-------- Stored records --------

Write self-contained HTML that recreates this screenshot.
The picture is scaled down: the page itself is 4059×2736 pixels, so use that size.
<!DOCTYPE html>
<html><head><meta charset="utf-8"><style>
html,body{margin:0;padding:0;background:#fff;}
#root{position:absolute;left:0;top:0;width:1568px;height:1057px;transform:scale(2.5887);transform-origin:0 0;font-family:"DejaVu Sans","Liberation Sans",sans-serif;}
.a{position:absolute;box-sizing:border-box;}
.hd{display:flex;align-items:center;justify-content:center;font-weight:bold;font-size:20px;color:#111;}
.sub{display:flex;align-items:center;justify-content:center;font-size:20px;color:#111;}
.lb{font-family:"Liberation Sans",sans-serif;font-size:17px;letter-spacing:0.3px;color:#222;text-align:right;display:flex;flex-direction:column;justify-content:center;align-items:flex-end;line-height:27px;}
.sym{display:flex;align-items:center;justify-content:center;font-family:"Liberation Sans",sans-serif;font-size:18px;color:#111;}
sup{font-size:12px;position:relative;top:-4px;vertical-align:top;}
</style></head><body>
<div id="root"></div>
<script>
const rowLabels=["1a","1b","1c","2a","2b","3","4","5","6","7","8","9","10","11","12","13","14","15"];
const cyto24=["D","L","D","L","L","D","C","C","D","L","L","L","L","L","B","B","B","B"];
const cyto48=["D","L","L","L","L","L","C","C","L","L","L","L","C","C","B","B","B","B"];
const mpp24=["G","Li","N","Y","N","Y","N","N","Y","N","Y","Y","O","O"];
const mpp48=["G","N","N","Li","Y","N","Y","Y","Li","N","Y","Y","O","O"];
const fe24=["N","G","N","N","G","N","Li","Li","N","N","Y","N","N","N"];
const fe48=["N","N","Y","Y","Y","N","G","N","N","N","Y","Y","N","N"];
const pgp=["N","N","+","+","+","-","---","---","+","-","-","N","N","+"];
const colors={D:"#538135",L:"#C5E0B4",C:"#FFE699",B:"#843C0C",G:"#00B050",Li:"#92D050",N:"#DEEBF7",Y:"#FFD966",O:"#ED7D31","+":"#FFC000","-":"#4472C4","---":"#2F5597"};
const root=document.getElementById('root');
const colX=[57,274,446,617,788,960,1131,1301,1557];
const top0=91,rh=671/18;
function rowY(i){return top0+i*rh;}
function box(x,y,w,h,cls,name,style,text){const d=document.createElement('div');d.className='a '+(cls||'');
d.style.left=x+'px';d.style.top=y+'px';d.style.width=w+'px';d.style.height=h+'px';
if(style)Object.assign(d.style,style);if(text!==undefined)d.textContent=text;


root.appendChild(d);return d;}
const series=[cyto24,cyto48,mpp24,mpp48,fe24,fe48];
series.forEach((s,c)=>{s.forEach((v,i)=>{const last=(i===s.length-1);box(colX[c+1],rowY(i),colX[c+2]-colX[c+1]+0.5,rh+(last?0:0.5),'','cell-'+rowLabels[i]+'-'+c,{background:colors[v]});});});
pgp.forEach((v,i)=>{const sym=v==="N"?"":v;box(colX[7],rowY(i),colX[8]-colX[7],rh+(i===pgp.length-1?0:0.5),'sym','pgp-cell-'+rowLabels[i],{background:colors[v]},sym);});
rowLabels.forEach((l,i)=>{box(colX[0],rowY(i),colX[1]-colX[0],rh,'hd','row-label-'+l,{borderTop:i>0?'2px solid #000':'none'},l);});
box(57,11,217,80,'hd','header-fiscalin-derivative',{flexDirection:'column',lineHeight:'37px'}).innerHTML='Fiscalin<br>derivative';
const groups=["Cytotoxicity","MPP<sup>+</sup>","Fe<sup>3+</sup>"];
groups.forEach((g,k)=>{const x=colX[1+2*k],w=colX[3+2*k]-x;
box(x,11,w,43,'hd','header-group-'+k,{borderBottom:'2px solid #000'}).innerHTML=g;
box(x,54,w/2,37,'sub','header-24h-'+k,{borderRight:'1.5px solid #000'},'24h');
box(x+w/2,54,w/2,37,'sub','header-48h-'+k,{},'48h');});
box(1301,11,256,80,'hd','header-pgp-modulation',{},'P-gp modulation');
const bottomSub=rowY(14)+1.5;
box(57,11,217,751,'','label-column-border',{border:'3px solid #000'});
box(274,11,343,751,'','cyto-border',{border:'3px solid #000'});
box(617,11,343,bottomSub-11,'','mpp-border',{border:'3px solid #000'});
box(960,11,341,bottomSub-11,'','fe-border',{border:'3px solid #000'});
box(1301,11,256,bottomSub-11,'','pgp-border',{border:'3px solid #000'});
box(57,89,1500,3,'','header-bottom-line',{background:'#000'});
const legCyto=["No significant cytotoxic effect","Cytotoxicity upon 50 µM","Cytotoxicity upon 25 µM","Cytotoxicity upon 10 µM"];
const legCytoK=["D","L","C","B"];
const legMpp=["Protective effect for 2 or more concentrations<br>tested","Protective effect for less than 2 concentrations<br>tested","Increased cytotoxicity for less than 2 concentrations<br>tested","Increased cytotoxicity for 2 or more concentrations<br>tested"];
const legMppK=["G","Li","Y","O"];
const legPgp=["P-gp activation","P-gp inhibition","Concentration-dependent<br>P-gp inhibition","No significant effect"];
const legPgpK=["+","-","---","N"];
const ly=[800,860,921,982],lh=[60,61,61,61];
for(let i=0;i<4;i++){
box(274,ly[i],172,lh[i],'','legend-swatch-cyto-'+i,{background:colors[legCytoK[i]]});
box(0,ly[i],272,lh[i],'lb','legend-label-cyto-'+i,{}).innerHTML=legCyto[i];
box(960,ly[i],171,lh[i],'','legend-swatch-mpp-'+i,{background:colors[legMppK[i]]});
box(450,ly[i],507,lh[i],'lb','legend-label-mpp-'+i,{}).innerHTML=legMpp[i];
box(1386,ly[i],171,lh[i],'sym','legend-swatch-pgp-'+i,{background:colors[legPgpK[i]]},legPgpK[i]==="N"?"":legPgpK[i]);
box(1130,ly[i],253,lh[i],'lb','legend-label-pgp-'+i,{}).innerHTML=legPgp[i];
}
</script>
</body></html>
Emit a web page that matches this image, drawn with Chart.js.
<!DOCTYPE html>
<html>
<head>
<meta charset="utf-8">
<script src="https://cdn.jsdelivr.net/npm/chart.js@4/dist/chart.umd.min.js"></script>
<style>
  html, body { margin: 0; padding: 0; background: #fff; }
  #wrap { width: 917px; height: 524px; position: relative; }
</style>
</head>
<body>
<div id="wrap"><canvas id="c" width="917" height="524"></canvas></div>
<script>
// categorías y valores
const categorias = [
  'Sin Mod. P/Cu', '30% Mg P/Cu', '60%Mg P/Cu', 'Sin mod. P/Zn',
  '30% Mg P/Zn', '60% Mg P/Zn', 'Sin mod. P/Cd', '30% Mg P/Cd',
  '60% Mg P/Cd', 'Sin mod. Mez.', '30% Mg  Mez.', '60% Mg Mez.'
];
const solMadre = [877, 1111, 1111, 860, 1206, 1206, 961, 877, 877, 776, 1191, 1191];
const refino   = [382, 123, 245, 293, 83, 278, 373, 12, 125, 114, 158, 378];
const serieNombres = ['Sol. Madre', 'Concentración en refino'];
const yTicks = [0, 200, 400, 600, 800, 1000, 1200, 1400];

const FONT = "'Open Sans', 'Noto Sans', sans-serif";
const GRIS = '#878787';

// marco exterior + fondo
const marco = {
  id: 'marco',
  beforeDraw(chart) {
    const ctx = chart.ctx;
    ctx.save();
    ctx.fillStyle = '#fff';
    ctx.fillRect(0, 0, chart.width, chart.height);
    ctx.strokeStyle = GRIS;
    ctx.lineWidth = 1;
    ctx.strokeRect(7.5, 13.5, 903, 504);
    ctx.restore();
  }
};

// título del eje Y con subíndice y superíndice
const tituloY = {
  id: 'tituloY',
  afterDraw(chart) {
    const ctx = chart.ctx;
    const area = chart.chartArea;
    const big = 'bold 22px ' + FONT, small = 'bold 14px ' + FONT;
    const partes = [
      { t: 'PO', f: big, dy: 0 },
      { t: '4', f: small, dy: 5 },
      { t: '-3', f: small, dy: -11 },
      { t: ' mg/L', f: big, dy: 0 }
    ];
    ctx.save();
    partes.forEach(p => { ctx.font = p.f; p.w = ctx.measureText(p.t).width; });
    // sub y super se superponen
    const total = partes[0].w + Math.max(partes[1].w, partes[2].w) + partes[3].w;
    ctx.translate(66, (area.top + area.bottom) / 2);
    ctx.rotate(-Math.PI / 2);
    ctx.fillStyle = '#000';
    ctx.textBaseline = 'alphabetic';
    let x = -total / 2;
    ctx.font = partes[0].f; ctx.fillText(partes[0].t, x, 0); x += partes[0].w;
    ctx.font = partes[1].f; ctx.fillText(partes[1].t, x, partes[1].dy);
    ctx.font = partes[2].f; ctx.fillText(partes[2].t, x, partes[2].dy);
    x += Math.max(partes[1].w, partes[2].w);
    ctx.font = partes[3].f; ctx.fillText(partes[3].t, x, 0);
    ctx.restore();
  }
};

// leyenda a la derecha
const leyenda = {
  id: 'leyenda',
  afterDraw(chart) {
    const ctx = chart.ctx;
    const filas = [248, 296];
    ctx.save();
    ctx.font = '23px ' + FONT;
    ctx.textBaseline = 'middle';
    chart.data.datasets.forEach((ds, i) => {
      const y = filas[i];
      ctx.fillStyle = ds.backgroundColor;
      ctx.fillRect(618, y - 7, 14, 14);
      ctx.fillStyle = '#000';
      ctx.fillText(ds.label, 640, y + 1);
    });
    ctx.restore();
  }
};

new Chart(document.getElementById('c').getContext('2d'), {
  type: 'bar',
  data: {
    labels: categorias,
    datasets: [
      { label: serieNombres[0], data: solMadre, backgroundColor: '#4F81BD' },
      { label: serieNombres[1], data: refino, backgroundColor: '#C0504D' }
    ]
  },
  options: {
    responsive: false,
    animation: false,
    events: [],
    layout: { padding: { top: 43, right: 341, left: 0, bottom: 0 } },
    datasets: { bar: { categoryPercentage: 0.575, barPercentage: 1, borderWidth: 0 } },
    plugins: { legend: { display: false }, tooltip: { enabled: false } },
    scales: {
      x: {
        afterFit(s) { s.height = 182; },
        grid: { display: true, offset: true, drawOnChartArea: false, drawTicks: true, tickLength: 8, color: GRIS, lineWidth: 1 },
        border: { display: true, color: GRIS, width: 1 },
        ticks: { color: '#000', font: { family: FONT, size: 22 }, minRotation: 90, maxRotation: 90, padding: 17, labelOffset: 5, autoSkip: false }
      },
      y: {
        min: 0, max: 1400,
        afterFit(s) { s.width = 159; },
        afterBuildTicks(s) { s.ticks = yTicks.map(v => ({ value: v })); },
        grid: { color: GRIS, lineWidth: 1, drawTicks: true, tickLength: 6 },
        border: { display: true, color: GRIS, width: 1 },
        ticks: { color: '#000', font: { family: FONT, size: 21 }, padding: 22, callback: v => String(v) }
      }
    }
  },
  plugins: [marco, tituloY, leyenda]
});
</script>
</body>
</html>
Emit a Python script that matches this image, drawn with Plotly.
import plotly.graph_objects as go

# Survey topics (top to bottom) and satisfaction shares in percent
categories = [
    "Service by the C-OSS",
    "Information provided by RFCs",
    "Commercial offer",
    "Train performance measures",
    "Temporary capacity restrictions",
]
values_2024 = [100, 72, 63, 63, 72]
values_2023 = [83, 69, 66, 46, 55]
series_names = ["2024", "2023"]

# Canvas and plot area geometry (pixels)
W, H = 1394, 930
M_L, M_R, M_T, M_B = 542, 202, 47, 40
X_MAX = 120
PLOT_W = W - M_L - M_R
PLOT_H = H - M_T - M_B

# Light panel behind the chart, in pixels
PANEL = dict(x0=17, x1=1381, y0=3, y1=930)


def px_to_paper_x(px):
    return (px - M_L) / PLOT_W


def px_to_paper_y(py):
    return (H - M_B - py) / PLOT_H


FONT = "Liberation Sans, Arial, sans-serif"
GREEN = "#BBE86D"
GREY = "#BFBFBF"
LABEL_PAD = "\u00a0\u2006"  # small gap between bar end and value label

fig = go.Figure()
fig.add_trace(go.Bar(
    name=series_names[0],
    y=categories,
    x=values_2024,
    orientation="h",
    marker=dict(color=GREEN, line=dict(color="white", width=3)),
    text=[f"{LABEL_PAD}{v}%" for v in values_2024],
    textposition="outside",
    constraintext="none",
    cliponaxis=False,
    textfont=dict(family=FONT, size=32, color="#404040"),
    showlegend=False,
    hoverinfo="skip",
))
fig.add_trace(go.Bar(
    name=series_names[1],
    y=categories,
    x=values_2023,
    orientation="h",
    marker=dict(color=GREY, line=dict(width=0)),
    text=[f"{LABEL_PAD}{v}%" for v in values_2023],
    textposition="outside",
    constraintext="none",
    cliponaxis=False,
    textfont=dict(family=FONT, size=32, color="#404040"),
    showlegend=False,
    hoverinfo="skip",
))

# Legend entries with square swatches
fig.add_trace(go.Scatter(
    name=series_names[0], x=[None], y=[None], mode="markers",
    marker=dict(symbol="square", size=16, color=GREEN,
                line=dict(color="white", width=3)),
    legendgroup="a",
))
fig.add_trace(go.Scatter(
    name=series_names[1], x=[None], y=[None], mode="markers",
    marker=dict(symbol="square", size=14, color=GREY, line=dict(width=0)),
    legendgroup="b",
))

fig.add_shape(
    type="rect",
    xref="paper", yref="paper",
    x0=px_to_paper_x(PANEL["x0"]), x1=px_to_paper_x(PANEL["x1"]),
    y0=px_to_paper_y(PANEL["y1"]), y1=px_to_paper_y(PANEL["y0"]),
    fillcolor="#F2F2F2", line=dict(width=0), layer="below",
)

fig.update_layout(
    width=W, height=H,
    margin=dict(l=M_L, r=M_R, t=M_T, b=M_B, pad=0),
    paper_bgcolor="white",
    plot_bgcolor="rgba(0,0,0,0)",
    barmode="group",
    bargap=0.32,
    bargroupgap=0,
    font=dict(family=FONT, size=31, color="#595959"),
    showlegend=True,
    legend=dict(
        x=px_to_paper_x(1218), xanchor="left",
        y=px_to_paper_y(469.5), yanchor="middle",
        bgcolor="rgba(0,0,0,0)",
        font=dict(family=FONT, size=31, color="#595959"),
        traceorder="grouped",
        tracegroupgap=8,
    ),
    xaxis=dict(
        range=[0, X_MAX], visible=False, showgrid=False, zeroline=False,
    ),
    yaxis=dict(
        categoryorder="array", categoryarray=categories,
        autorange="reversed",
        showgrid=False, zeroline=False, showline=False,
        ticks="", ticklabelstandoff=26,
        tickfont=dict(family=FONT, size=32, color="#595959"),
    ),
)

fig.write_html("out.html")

--------

## Problem details
Above are the records; print exactly the lines from the line with "Emit a web page" to the line with "const yTicks = [0, 200, 400, 600, 800, 1000, 1200, 1400];", including both, and nothing else.

## Worked answer
Emit a web page that matches this image, drawn with Chart.js.
<!DOCTYPE html>
<html>
<head>
<meta charset="utf-8">
<script src="https://cdn.jsdelivr.net/npm/chart.js@4/dist/chart.umd.min.js"></script>
<style>
  html, body { margin: 0; padding: 0; background: #fff; }
  #wrap { width: 917px; height: 524px; position: relative; }
</style>
</head>
<body>
<div id="wrap"><canvas id="c" width="917" height="524"></canvas></div>
<script>
// categorías y valores
const categorias = [
  'Sin Mod. P/Cu', '30% Mg P/Cu', '60%Mg P/Cu', 'Sin mod. P/Zn',
  '30% Mg P/Zn', '60% Mg P/Zn', 'Sin mod. P/Cd', '30% Mg P/Cd',
  '60% Mg P/Cd', 'Sin mod. Mez.', '30% Mg  Mez.', '60% Mg Mez.'
];
const solMadre = [877, 1111, 1111, 860, 1206, 1206, 961, 877, 877, 776, 1191, 1191];
const refino   = [382, 123, 245, 293, 83, 278, 373, 12, 125, 114, 158, 378];
const serieNombres = ['Sol. Madre', 'Concentración en refino'];
const yTicks = [0, 200, 400, 600, 800, 1000, 1200, 1400];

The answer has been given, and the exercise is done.